I know it involves turning the star wheel with a brake tool or screwdriver.
beyond that, i'm lost.
any help would be appreciated.


----------



## hatcityhosehauler (Feb 13, 2004)

I believe you just jack up the wheel being adjusted so that it spins freely, and adjust the star wheel until you just start to get some resistance, but don't quote me on that.

Tim


----------



## 2500Ram (Oct 30, 2005)

hatcityhosehauler said:


> I believe you just jack up the wheel being adjusted so that it spins freely, and adjust the star wheel until you just start to get some resistance, but don't quote me on that.
> 
> Tim


That's what I've read on here as well and I'm sure mine are due as well.

Keep us posted. I'll be doing mine before spring.

Bill.


----------



## H2oSprayer (Aug 5, 2006)

You could --> click here <-- and scroll down to page 14.


----------



## Katrina (Dec 16, 2004)

H2oSprayer said:


> You could --> click here <-- and scroll down to page 14.

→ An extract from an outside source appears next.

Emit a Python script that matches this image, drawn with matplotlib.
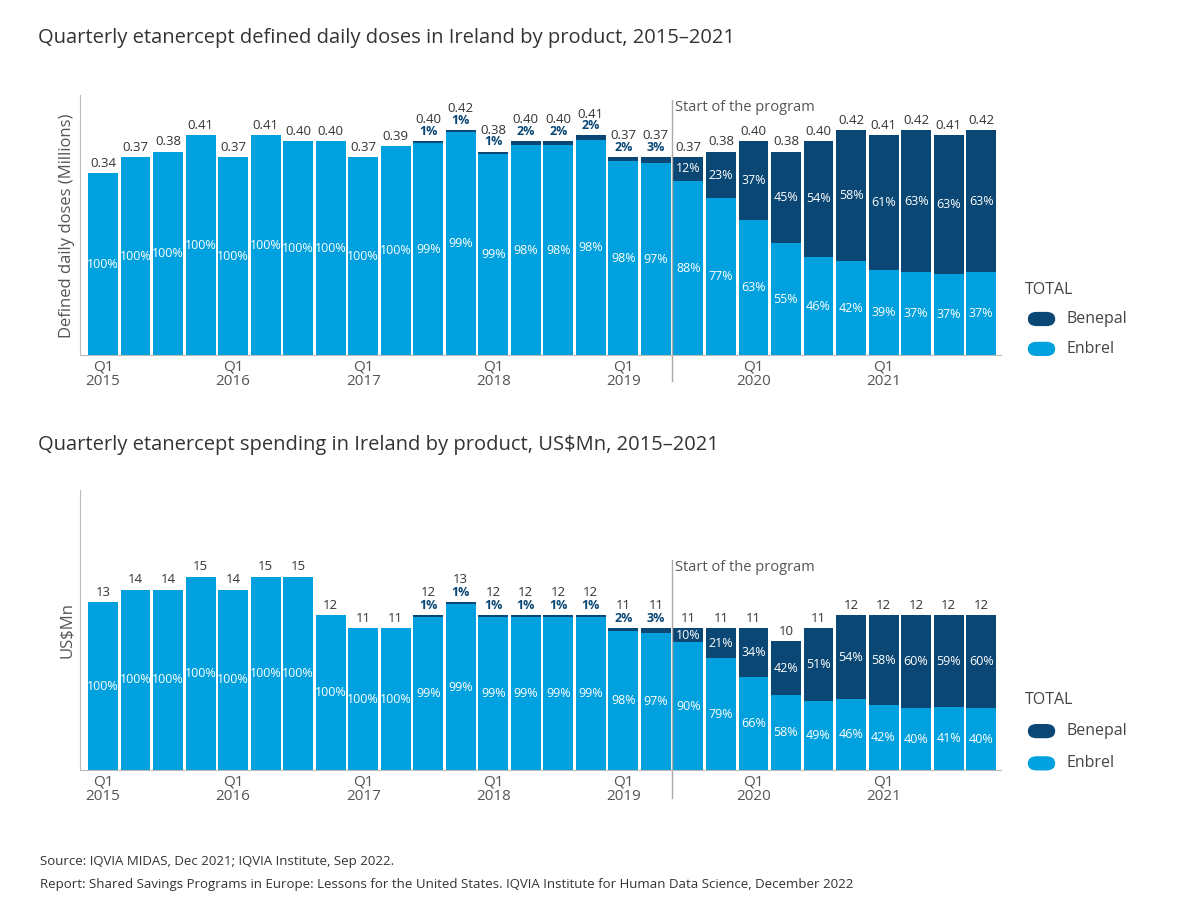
import matplotlib
matplotlib.use("Agg")
import matplotlib.pyplot as plt
import numpy as np
from matplotlib.patches import FancyBboxPatch

plt.rcParams['font.family'] = ['Open Sans', 'DejaVu Sans']

quarters = [f"Q{q}\n{y}" for y in range(2015, 2022) for q in range(1, 5)]
dose_total = [0.34,0.37,0.38,0.41,0.37,0.41,0.40,0.40,0.37,0.39,0.40,0.42,0.38,0.40,0.40,0.41,
              0.37,0.37,0.37,0.38,0.40,0.38,0.40,0.42,0.41,0.42,0.41,0.42]
dose_benepal = [0]*10 + [1,1,1,2,2,2,2,3,12,23,37,45,54,58,61,63,63,63]
dose_enbrel = [100]*10 + [99,99,99,98,98,98,98,97,88,77,63,55,46,42,39,37,37,37]
spend_total = [13,14,14,15,14,15,15,12,11,11,12,13,12,12,12,12,11,11,11,11,11,10,11,12,12,12,12,12]
spend_benepal = [0]*10 + [1,1,1,1,1,1,2,3,10,21,34,42,51,54,58,60,59,60]
spend_enbrel = [100]*10 + [99,99,99,99,99,99,98,97,90,79,66,58,49,46,42,40,41,40]

C_EN = '#00A1DE'
C_BE = '#0A4774'
GRAY = '#555555'

fig = plt.figure(figsize=(11.8, 9.16), dpi=100)

def panel(rect, total, ben, enb, ymax, fmt, ylabel, title, title_y, prog_y):
    ax = fig.add_axes(rect)
    x = np.arange(len(total))
    t = np.array(total, float)
    e = t * np.array(enb) / 100
    b = t - e
    ax.bar(x, e, width=0.92, color=C_EN, zorder=2)
    ax.bar(x, b, bottom=e, width=0.92, color=C_BE, zorder=2)
    for i in x:
        off = ymax * 0.012
        small = 0 < ben[i] < 5
        ty = t[i] + off + (ymax * 0.045 if small else 0)
        ax.text(i, ty, fmt(t[i]), ha='center', va='bottom', fontsize=9.5, color='#333333')
        ax.text(i, e[i] / 2, f"{enb[i]}%", ha='center', va='center', fontsize=9, color='white', zorder=3)
        if ben[i] >= 5:
            ax.text(i, e[i] + b[i] / 2, f"{ben[i]}%", ha='center', va='center', fontsize=9, color='white', zorder=3)
        elif small:
            ax.text(i, t[i] + off, f"{ben[i]}%", ha='center', va='bottom', fontsize=9, color=C_BE, fontweight='bold')
    ax.set_xlim(-0.7, len(total) - 0.4)
    ax.set_ylim(0, ymax)
    ax.set_yticks([])
    ax.set_xticks([i for i in x if i % 4 == 0])
    ax.set_xticklabels([quarters[i] for i in x if i % 4 == 0], fontsize=11, color=GRAY, linespacing=0.95)
    ax.tick_params(axis='x', length=0, pad=3)
    for s in ['top', 'right']:
        ax.spines[s].set_visible(False)
    for s in ['left', 'bottom']:
        ax.spines[s].set_color('#bbbbbb')
    ax.set_ylabel(ylabel, fontsize=12, color=GRAY)
    ax.axvline(17.5, ymin=-0.1, ymax=prog_y, color='#aaaaaa', lw=1, clip_on=False)
    ax.text(17.6, ymax * prog_y, "Start of the program", fontsize=10.5, color=GRAY, va='top')
    fig.text(0.032, title_y, title, fontsize=14.5, color='#333333', va='center')
    # legend
    lx = 1025 / 1180
    fig.text(lx, rect[1] + rect[3] * 0.25, "TOTAL", fontsize=11.5, color='#444444', va='center')
    for k, (lab, col) in enumerate([("Benepal", C_BE), ("Enbrel", C_EN)]):
        yy = rect[1] + rect[3] * (0.14 - k * 0.115)
        fig.patches.append(FancyBboxPatch((lx + 0.003, yy - 0.007), 0.022, 0.014,
                                          boxstyle="round,pad=0,rounding_size=0.007",
                                          transform=fig.transFigure, color=col))
        fig.text(lx + 0.035, yy, lab, fontsize=11.5, color='#444444', va='center')
    return ax

panel([0.068, 0.612, 0.78, 0.284], dose_total, dose_benepal, dose_enbrel, 0.485,
      lambda v: f"{v:.2f}", "Defined daily doses (Millions)",
      "Quarterly etanercept defined daily doses in Ireland by product, 2015\u20132021", 0.958, 0.98)
panel([0.068, 0.159, 0.78, 0.306], spend_total, spend_benepal, spend_enbrel, 21.7,
      lambda v: f"{v:.0f}", "US$Mn",
      "Quarterly etanercept spending in Ireland by product, US$Mn, 2015\u20132021", 0.514, 0.75)

fig.text(0.034, 0.059, "Source: IQVIA MIDAS, Dec 2021; IQVIA Institute, Sep 2022.", fontsize=9.5, color='#333333', va='center')
fig.text(0.034, 0.034, "Report: Shared Savings Programs in Europe: Lessons for the United States. IQVIA Institute for Human Data Science, December 2022",
         fontsize=9.5, color='#333333', va='center')
fig.savefig("out.png", dpi=100, facecolor='white')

That looks like what i needed.

I also found This one that says about the same thing.


----------



## N7OQ (Jun 10, 2006)

Good info, this is something I need to do next time I get the trailer. I was wondering how often do you have to replace the magnets?


----------



## CamperAndy (Aug 26, 2004)

N7OQ said:


> Good info, this is something I need to do next time I get the trailer. I was wondering how often do you have to replace the magnets?


Seldom do the magnets wear out but they can. If your brakes are worn to the point of needing replacement you can inspect the magnets but they would normally last longer then the pads. I would not worry about them too much but you can use the same link that was posted for the brake adjustment and go to page 17 for the magnet inspection.


----------



## NJMikeC (Mar 29, 2006)

A good tip I can provide you is proceed with caution. You will turn and turn and turn the adjuster and nothing happens then bang they are locked. So always keep the wheel spinning and turn the adjuster slowly. It is as easy as cake as long as you don't lock those wheels.


----------



## California Jim (Dec 11, 2003)

I've been adjusting brakes for decades (literally) and always found a standard screwdriver to be more than sufficient for turning the star. However, I finally met my match with the Outback brakes and needed to buy an actual adjuster tool. It was like $5 from the local cheapo store. Ya might want to have one handy









And yes, it's just like adjusting any old car you have ever worked on. Easy.

Upgraded Option: If you want to take the job a step further, consider repacking the wheel bearings by hand while you have it off the ground anyway. I've been lubing mine via the zerk fitting until the grease squirts out around the sides as instructed. Upon insprection I found that this method does a fairly mediocore job of penetrating the bearings. Yes there WAS grease there, but not packed in as you can do by hand.

Good luck


----------